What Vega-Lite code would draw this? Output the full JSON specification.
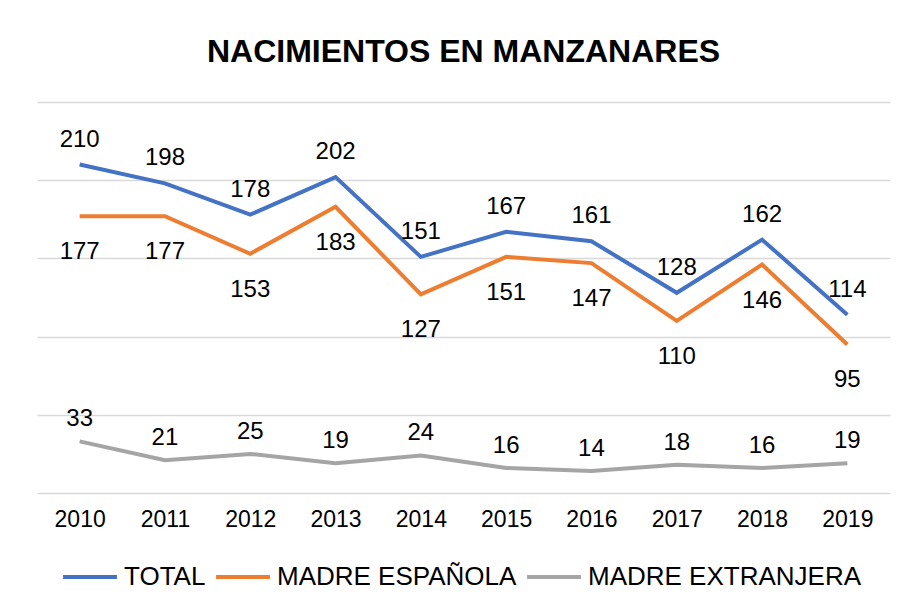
{
  "$schema": "https://vega.github.io/schema/vega-lite/v6.json",
  "width": 853,
  "height": 391,
  "autosize": {"type": "none"},
  "padding": {"left": 37, "top": 102, "right": 15, "bottom": 117},
  "background": "white",
  "title": {
    "text": "NACIMIENTOS EN MANZANARES",
    "font": "Liberation Sans",
    "fontSize": 32,
    "fontWeight": "bold",
    "color": "#000000",
    "anchor": "middle",
    "offset": 33
  },
  "data": {
    "values": [
      {"year": "2010", "serie": "TOTAL", "value": 210},
      {"year": "2011", "serie": "TOTAL", "value": 198},
      {"year": "2012", "serie": "TOTAL", "value": 178},
      {"year": "2013", "serie": "TOTAL", "value": 202},
      {"year": "2014", "serie": "TOTAL", "value": 151},
      {"year": "2015", "serie": "TOTAL", "value": 167},
      {"year": "2016", "serie": "TOTAL", "value": 161},
      {"year": "2017", "serie": "TOTAL", "value": 128},
      {"year": "2018", "serie": "TOTAL", "value": 162},
      {"year": "2019", "serie": "TOTAL", "value": 114},
      {"year": "2010", "serie": "MADRE ESPAÑOLA", "value": 177},
      {"year": "2011", "serie": "MADRE ESPAÑOLA", "value": 177},
      {"year": "2012", "serie": "MADRE ESPAÑOLA", "value": 153},
      {"year": "2013", "serie": "MADRE ESPAÑOLA", "value": 183},
      {"year": "2014", "serie": "MADRE ESPAÑOLA", "value": 127},
      {"year": "2015", "serie": "MADRE ESPAÑOLA", "value": 151},
      {"year": "2016", "serie": "MADRE ESPAÑOLA", "value": 147},
      {"year": "2017", "serie": "MADRE ESPAÑOLA", "value": 110},
      {"year": "2018", "serie": "MADRE ESPAÑOLA", "value": 146},
      {"year": "2019", "serie": "MADRE ESPAÑOLA", "value": 95},
      {"year": "2010", "serie": "MADRE EXTRANJERA", "value": 33},
      {"year": "2011", "serie": "MADRE EXTRANJERA", "value": 21},
      {"year": "2012", "serie": "MADRE EXTRANJERA", "value": 25},
      {"year": "2013", "serie": "MADRE EXTRANJERA", "value": 19},
      {"year": "2014", "serie": "MADRE EXTRANJERA", "value": 24},
      {"year": "2015", "serie": "MADRE EXTRANJERA", "value": 16},
      {"year": "2016", "serie": "MADRE EXTRANJERA", "value": 14},
      {"year": "2017", "serie": "MADRE EXTRANJERA", "value": 18},
      {"year": "2018", "serie": "MADRE EXTRANJERA", "value": 16},
      {"year": "2019", "serie": "MADRE EXTRANJERA", "value": 19}
    ]
  },
  "encoding": {
    "x": {
      "field": "year",
      "type": "ordinal",
      "scale": {"type": "point", "padding": 0.5},
      "axis": {
        "title": null,
        "labelAngle": 0,
        "labelFont": "Liberation Sans",
        "labelFontSize": 23,
        "labelColor": "#000000",
        "labelPadding": 15,
        "ticks": false,
        "domain": false,
        "grid": false
      }
    },
    "y": {
      "field": "value",
      "type": "quantitative",
      "scale": {"domain": [0, 250], "nice": false, "zero": true},
      "axis": {
        "title": null,
        "labels": false,
        "ticks": false,
        "domain": false,
        "grid": true,
        "values": [0, 50, 100, 150, 200, 250],
        "gridColor": "#D9D9D9",
        "gridWidth": 1.5
      }
    }
  },
  "layer": [
    {
      "mark": {"type": "line", "strokeWidth": 4, "strokeJoin": "miter"},
      "encoding": {
        "color": {
          "field": "serie",
          "type": "nominal",
          "sort": ["TOTAL", "MADRE ESPAÑOLA", "MADRE EXTRANJERA"],
          "scale": {
            "domain": ["TOTAL", "MADRE ESPAÑOLA", "MADRE EXTRANJERA"],
            "range": ["#4472C4", "#ED7D31", "#A5A5A5"]
          },
          "legend": {
            "title": null,
            "orient": "none",
            "direction": "horizontal",
            "legendX": 24,
            "legendY": 446,
            "padding": 0,
            "symbolType": "stroke",
            "symbolSize": 2900,
            "symbolStrokeWidth": 4,
            "labelFont": "Liberation Sans",
            "labelFontSize": 26,
            "labelColor": "#000000",
            "labelOffset": 5,
            "columnPadding": 2,
            "labelLimit": 400
          }
        }
      }
    },
    {
      "transform": [{"filter": "datum.serie === 'TOTAL'"}],
      "mark": {"type": "text", "dy": -25, "font": "Liberation Sans", "fontSize": 24, "color": "#000000"},
      "encoding": {"text": {"field": "value", "type": "quantitative"}}
    },
    {
      "transform": [{"filter": "datum.serie === 'MADRE ESPAÑOLA'"}],
      "mark": {"type": "text", "dy": 36, "font": "Liberation Sans", "fontSize": 24, "color": "#000000"},
      "encoding": {"text": {"field": "value", "type": "quantitative"}}
    },
    {
      "transform": [{"filter": "datum.serie === 'MADRE EXTRANJERA'"}],
      "mark": {"type": "text", "dy": -22, "font": "Liberation Sans", "fontSize": 24, "color": "#000000"},
      "encoding": {"text": {"field": "value", "type": "quantitative"}}
    }
  ],
  "config": {
    "view": {"stroke": null}
  }
}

────────

Exercise: Leave every image out, and retype the material exactly.

Correct result:
What Vega-Lite code would draw this? Output the full JSON specification.
{
  "$schema": "https://vega.github.io/schema/vega-lite/v6.json",
  "width": 853,
  "height": 391,
  "autosize": {"type": "none"},
  "padding": {"left": 37, "top": 102, "right": 15, "bottom": 117},
  "background": "white",
  "title": {
    "text": "NACIMIENTOS EN MANZANARES",
    "font": "Liberation Sans",
    "fontSize": 32,
    "fontWeight": "bold",
    "color": "#000000",
    "anchor": "middle",
    "offset": 33
  },
  "data": {
    "values": [
      {"year": "2010", "serie": "TOTAL", "value": 210},
      {"year": "2011", "serie": "TOTAL", "value": 198},
      {"year": "2012", "serie": "TOTAL", "value": 178},
      {"year": "2013", "serie": "TOTAL", "value": 202},
      {"year": "2014", "serie": "TOTAL", "value": 151},
      {"year": "2015", "serie": "TOTAL", "value": 167},
      {"year": "2016", "serie": "TOTAL", "value": 161},
      {"year": "2017", "serie": "TOTAL", "value": 128},
      {"year": "2018", "serie": "TOTAL", "value": 162},
      {"year": "2019", "serie": "TOTAL", "value": 114},
      {"year": "2010", "serie": "MADRE ESPAÑOLA", "value": 177},
      {"year": "2011", "serie": "MADRE ESPAÑOLA", "value": 177},
      {"year": "2012", "serie": "MADRE ESPAÑOLA", "value": 153},
      {"year": "2013", "serie": "MADRE ESPAÑOLA", "value": 183},
      {"year": "2014", "serie": "MADRE ESPAÑOLA", "value": 127},
      {"year": "2015", "serie": "MADRE ESPAÑOLA", "value": 151},
      {"year": "2016", "serie": "MADRE ESPAÑOLA", "value": 147},
      {"year": "2017", "serie": "MADRE ESPAÑOLA", "value": 110},
      {"year": "2018", "serie": "MADRE ESPAÑOLA", "value": 146},
      {"year": "2019", "serie": "MADRE ESPAÑOLA", "value": 95},
      {"year": "2010", "serie": "MADRE EXTRANJERA", "value": 33},
      {"year": "2011", "serie": "MADRE EXTRANJERA", "value": 21},
      {"year": "2012", "serie": "MADRE EXTRANJERA", "value": 25},
      {"year": "2013", "serie": "MADRE EXTRANJERA", "value": 19},
      {"year": "2014", "serie": "MADRE EXTRANJERA", "value": 24},
      {"year": "2015", "serie": "MADRE EXTRANJERA", "value": 16},
      {"year": "2016", "serie": "MADRE EXTRANJERA", "value": 14},
      {"year": "2017", "serie": "MADRE EXTRANJERA", "value": 18},
      {"year": "2018", "serie": "MADRE EXTRANJERA", "value": 16},
      {"year": "2019", "serie": "MADRE EXTRANJERA", "value": 19}
    ]
  },
  "encoding": {
    "x": {
      "field": "year",
      "type": "ordinal",
      "scale": {"type": "point", "padding": 0.5},
      "axis": {
        "title": null,
        "labelAngle": 0,
        "labelFont": "Liberation Sans",
        "labelFontSize": 23,
        "labelColor": "#000000",
        "labelPadding": 15,
        "ticks": false,
        "domain": false,
        "grid": false
      }
    },
    "y": {
      "field": "value",
      "type": "quantitative",
      "scale": {"domain": [0, 250], "nice": false, "zero": true},
      "axis": {
        "title": null,
        "labels": false,
        "ticks": false,
        "domain": false,
        "grid": true,
        "values": [0, 50, 100, 150, 200, 250],
        "gridColor": "#D9D9D9",
        "gridWidth": 1.5
      }
    }
  },
  "layer": [
    {
      "mark": {"type": "line", "strokeWidth": 4, "strokeJoin": "miter"},
      "encoding": {
        "color": {
          "field": "serie",
          "type": "nominal",
          "sort": ["TOTAL", "MADRE ESPAÑOLA", "MADRE EXTRANJERA"],
          "scale": {
            "domain": ["TOTAL", "MADRE ESPAÑOLA", "MADRE EXTRANJERA"],
            "range": ["#4472C4", "#ED7D31", "#A5A5A5"]
          },
          "legend": {
            "title": null,
            "orient": "none",
            "direction": "horizontal",
            "legendX": 24,
            "legendY": 446,
            "padding": 0,
            "symbolType": "stroke",
            "symbolSize": 2900,
            "symbolStrokeWidth": 4,
            "labelFont": "Liberation Sans",
            "labelFontSize": 26,
            "labelColor": "#000000",
            "labelOffset": 5,
            "columnPadding": 2,
            "labelLimit": 400
          }
        }
      }
    },
    {
      "transform": [{"filter": "datum.serie === 'TOTAL'"}],
      "mark": {"type": "text", "dy": -25, "font": "Liberation Sans", "fontSize": 24, "color": "#000000"},
      "encoding": {"text": {"field": "value", "type": "quantitative"}}
    },
    {
      "transform": [{"filter": "datum.serie === 'MADRE ESPAÑOLA'"}],
      "mark": {"type": "text", "dy": 36, "font": "Liberation Sans", "fontSize": 24, "color": "#000000"},
      "encoding": {"text": {"field": "value", "type": "quantitative"}}
    },
    {
      "transform": [{"filter": "datum.serie === 'MADRE EXTRANJERA'"}],
      "mark": {"type": "text", "dy": -22, "font": "Liberation Sans", "fontSize": 24, "color": "#000000"},
      "encoding": {"text": {"field": "value", "type": "quantitative"}}
    }
  ],
  "config": {
    "view": {"stroke": null}
  }
}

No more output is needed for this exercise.